Executado e esquartejado, com seu sangue se lavrou a certidão de que estava cumprida a sentença, tendo sido declarados infames a sua memória e os seus descendentes. Sua cabeça foi erguida em um poste em Vila Rica, tendo sido rapidamente cooptada e nunca mais localizada; os demais restos mortais foram distribuídos ao longo do Caminho Novo: Santana de Cebolas (atual Inconfidência, distrito de Paraíba do Sul), Varginha do Lourenço, Barbacena e Queluz (antiga Carijós, atual Conselheiro Lafaiete), lugares onde fizera seus discursos revolucionários. Arrasaram a casa em que morava, jogando-se sal ao terreno para que nada lá germinasse.
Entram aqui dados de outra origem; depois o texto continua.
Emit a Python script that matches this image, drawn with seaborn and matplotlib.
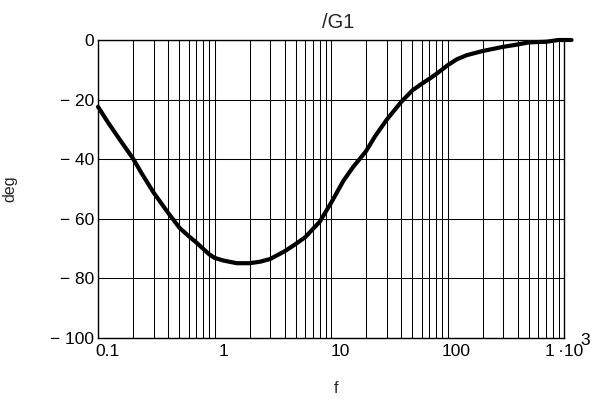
import matplotlib
matplotlib.use("Agg")
import matplotlib.pyplot as plt
import matplotlib.transforms as mtransforms
from matplotlib.ticker import LogLocator, NullFormatter, FixedLocator
import seaborn as sns
import pandas as pd

# ---- data ----
freq = [0.1, 0.122, 0.153, 0.2, 0.235, 0.3, 0.4, 0.5, 0.6, 0.7, 0.9, 1.0,
        1.19, 1.55, 2.0, 2.46, 3, 4, 5, 6, 7, 8, 10, 12.8, 15.5, 20, 23.9,
        30, 40, 50, 60, 70, 80, 90, 100, 120, 146, 200, 300, 400, 500, 700,
        900, 1160]
phase = [-22.4, -27.7, -33.3, -39.8, -44.5, -51.2, -58.0, -63.0, -65.8,
         -68.0, -71.9, -73.1, -74.0, -74.9, -74.9, -74.4, -73.5, -70.9,
         -68.4, -66.2, -63.4, -61.0, -54.7, -47.2, -42.6, -37.3, -32.3,
         -26.8, -20.8, -16.9, -14.7, -13.0, -11.4, -9.9, -8.5, -6.5, -5.1,
         -3.7, -2.3, -1.5, -0.8, -0.6, 0.0, 0.0]
x_ticks = [0.1, 1, 10, 100, 1000]
x_tick_labels = ["0.1", "1", "10", "100", "1\u2009\u00b710"]
x_last_exponent = "3"
y_ticks = [0, -20, -40, -60, -80, -100]
y_tick_labels = ["0", "\u2212 20", "\u2212 40", "\u2212 60", "\u2212 80", "\u2212 100"]
title = "/G1"
x_label = "f"
y_label = "deg"

df = pd.DataFrame({"f": freq, "deg": phase})

sns.set_style("white")
plt.rcParams["font.family"] = ["Liberation Sans", "DejaVu Sans"]

W, H = 601, 405
fig = plt.figure(figsize=(W / 100, H / 100), dpi=100)
ax = fig.add_axes([98 / W, 1 - 338 / H, (564 - 98) / W, (338 - 40) / H])

sns.lineplot(data=df, x="f", y="deg", ax=ax, color="black", linewidth=3.0,
             clip_on=False, zorder=5)

ax.set_xscale("log")
ax.set_xlim(0.1, 1000)
ax.set_ylim(-100, 0)

ax.xaxis.set_major_locator(FixedLocator(x_ticks))
ax.set_xticklabels(x_tick_labels)
ax.xaxis.set_minor_locator(LogLocator(base=10, subs=range(2, 10), numticks=20))
ax.xaxis.set_minor_formatter(NullFormatter())
ax.set_yticks(y_ticks)
ax.set_yticklabels(y_tick_labels)

ax.grid(True, which="major", axis="both", color="black", linewidth=0.75)
ax.grid(True, which="minor", axis="x", color="black", linewidth=0.75)
ax.set_axisbelow(True)

LABEL_FS = 12.5
ax.tick_params(axis="both", which="both", length=0, labelsize=LABEL_FS,
               colors="black")
ax.tick_params(axis="x", pad=4)
ax.tick_params(axis="y", pad=3)

for sp in ax.spines.values():
    sp.set_color("black")
    sp.set_linewidth(1.0)

# x tick labels sit slightly right of their grid line
shift = mtransforms.ScaledTranslation(0.09, 0, fig.dpi_scale_trans)
for lab in ax.get_xticklabels()[:-1]:
    lab.set_transform(lab.get_transform() + shift)

# exponent of the last tick label, drawn large and raised as in the reference
ax.annotate(x_last_exponent, xy=(1, 0), xycoords="axes fraction",
            xytext=(12.0, -1.5), textcoords="offset points",
            ha="left", va="center", fontsize=LABEL_FS, color="black")

ax.set_title(title, fontsize=14.5, pad=9, x=0.515)
ax.set_xlabel(x_label, fontsize=11.5)
ax.xaxis.set_label_coords(0.51, -0.145)
ax.set_ylabel(y_label, fontsize=11.5)
ax.yaxis.set_label_coords(-0.172, 0.5)

fig.savefig("out.png", dpi=100, facecolor="white")
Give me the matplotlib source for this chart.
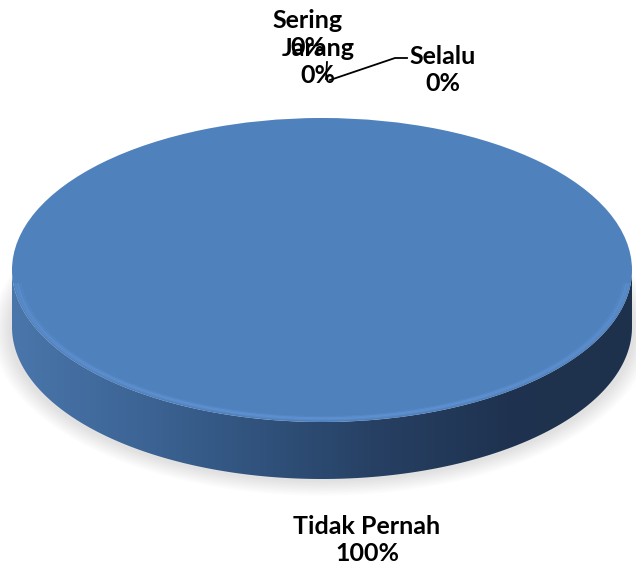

O filme é um contraponto a outro filme do mesmo ano, Independência ou morte, que celebrava os 150 anos da independência do Brasil de forma heróica e ufanista. Os inconfidentes, ao contrário, mostrando a mão de ferro da Coroa portuguesa, é uma metáfora do regime autoritário da ditadura militar. Os roteiristas construíram diálogos que se inseriam no contexto da falta de liberdade do período militar. Para que o filme não fosse proibido, o diretor concordou em inserir propaganda pró-governo, e o que ficou foi um apêndice sarcástico e irônico (ao fundo, Aquarela do Brasil, de Ari Barroso), com o qual conseguiu exibir o filme. Fernando Torres voltou a repetir o papel do poeta Cláudio Manuel da Costa, que já vivera na telenovela Dez vidas, na TV Excelsior. 


Os inconfidentes foi filmado em Ouro Preto, Minas Gerais. O filme é baseado no livro Autos da devassa, compilação dos documentos levantados nos processos contra os inconfidentes, e em O romanceiro da Inconfidência, de Cecília Meireles. Além de Aquarela do Brasil, o filme apresenta a canção Farolito, de Agustín Lara, com João Gilberto. Para saber mais sobre a Devassa, consultem o livro A Devassa da Devassa, de Kenneth Maxwell.


Assista ao filme aqui: 




Comentários

  1. Tem um outro filme sobre Tiradentes, que assisti esses dias. "O Mártir da Independência, Tiradentes" (1977). Talvez seja o contraponto desse. Já de 98 tem "Tiradentes, o filme", estrelado por Humberto Martins, e também disponível no youtube. É biografia, mas assim como o analisado acima peca nas declamações, o que faz o grande público perder o interesse.